Given request: Starting at the first line of the data, print each line verbatim up to and including the line bearing "17, 62, 22]", omitting pictures.

━━━

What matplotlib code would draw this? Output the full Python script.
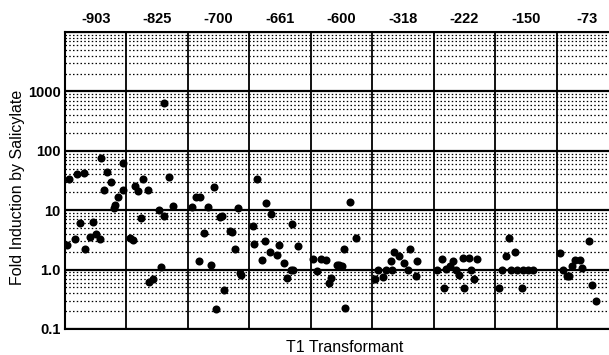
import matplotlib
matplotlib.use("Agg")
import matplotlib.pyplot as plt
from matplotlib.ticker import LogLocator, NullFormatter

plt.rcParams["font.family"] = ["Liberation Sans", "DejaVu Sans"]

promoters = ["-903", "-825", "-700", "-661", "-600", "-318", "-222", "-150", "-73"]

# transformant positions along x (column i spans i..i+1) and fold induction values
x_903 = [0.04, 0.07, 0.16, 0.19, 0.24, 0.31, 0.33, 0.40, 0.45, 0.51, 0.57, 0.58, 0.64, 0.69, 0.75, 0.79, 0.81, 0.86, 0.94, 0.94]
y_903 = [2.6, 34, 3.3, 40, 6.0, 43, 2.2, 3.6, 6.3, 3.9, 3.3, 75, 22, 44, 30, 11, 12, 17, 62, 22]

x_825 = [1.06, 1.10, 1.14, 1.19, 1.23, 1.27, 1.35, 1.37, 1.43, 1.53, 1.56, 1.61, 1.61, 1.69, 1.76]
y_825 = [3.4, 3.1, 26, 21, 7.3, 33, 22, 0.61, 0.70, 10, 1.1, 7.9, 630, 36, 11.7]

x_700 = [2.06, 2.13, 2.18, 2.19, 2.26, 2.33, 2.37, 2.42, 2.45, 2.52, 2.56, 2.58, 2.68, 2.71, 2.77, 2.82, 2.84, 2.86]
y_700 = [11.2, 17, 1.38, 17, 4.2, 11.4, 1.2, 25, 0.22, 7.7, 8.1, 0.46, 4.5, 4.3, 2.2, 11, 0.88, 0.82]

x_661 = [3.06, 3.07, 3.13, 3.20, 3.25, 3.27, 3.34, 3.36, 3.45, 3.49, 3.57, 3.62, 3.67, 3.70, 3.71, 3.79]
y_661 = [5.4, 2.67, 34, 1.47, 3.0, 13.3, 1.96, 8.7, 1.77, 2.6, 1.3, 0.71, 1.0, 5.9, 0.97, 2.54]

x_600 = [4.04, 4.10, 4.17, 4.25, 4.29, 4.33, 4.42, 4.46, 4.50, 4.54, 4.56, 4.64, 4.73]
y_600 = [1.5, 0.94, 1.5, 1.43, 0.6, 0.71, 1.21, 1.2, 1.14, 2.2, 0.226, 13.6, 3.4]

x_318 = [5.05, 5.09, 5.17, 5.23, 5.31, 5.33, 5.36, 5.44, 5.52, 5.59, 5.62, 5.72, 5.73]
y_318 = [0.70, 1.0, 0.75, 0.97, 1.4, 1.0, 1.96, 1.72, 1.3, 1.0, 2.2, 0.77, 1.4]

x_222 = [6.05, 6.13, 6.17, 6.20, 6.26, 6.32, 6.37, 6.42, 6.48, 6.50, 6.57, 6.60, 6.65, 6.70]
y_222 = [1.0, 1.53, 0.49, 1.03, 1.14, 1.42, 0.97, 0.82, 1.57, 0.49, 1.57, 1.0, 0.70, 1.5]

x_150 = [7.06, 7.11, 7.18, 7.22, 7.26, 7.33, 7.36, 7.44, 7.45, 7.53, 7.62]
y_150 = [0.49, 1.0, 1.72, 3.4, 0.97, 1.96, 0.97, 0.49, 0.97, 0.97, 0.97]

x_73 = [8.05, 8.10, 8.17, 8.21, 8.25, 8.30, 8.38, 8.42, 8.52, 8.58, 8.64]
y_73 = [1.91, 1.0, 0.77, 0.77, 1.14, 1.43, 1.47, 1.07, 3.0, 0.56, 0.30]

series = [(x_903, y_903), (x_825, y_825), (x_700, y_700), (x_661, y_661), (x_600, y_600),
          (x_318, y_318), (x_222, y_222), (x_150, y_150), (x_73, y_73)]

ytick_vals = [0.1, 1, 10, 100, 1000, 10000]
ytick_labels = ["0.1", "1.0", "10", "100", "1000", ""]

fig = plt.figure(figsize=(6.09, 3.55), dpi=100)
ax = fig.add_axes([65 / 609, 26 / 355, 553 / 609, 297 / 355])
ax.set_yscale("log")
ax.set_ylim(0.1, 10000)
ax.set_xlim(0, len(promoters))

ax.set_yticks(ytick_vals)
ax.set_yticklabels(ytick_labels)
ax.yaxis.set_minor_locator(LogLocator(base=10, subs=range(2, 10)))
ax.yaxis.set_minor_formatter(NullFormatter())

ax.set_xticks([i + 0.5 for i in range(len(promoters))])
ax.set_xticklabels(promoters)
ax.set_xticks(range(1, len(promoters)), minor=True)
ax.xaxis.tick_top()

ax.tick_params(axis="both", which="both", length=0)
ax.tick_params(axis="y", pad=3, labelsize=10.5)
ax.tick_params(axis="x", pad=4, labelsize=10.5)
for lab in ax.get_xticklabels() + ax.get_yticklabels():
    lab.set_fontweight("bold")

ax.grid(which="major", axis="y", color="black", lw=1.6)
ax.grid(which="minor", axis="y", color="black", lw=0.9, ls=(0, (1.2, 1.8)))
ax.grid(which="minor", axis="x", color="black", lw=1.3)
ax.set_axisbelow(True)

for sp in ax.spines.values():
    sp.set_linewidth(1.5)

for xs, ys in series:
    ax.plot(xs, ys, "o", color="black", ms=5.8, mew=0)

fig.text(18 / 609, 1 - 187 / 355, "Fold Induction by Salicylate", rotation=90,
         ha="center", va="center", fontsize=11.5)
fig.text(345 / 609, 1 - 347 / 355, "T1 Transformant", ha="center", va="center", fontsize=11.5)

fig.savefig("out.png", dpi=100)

━━━

Task answer:
What matplotlib code would draw this? Output the full Python script.
import matplotlib
matplotlib.use("Agg")
import matplotlib.pyplot as plt
from matplotlib.ticker import LogLocator, NullFormatter

plt.rcParams["font.family"] = ["Liberation Sans", "DejaVu Sans"]

promoters = ["-903", "-825", "-700", "-661", "-600", "-318", "-222", "-150", "-73"]

# transformant positions along x (column i spans i..i+1) and fold induction values
x_903 = [0.04, 0.07, 0.16, 0.19, 0.24, 0.31, 0.33, 0.40, 0.45, 0.51, 0.57, 0.58, 0.64, 0.69, 0.75, 0.79, 0.81, 0.86, 0.94, 0.94]
y_903 = [2.6, 34, 3.3, 40, 6.0, 43, 2.2, 3.6, 6.3, 3.9, 3.3, 75, 22, 44, 30, 11, 12, 17, 62, 22]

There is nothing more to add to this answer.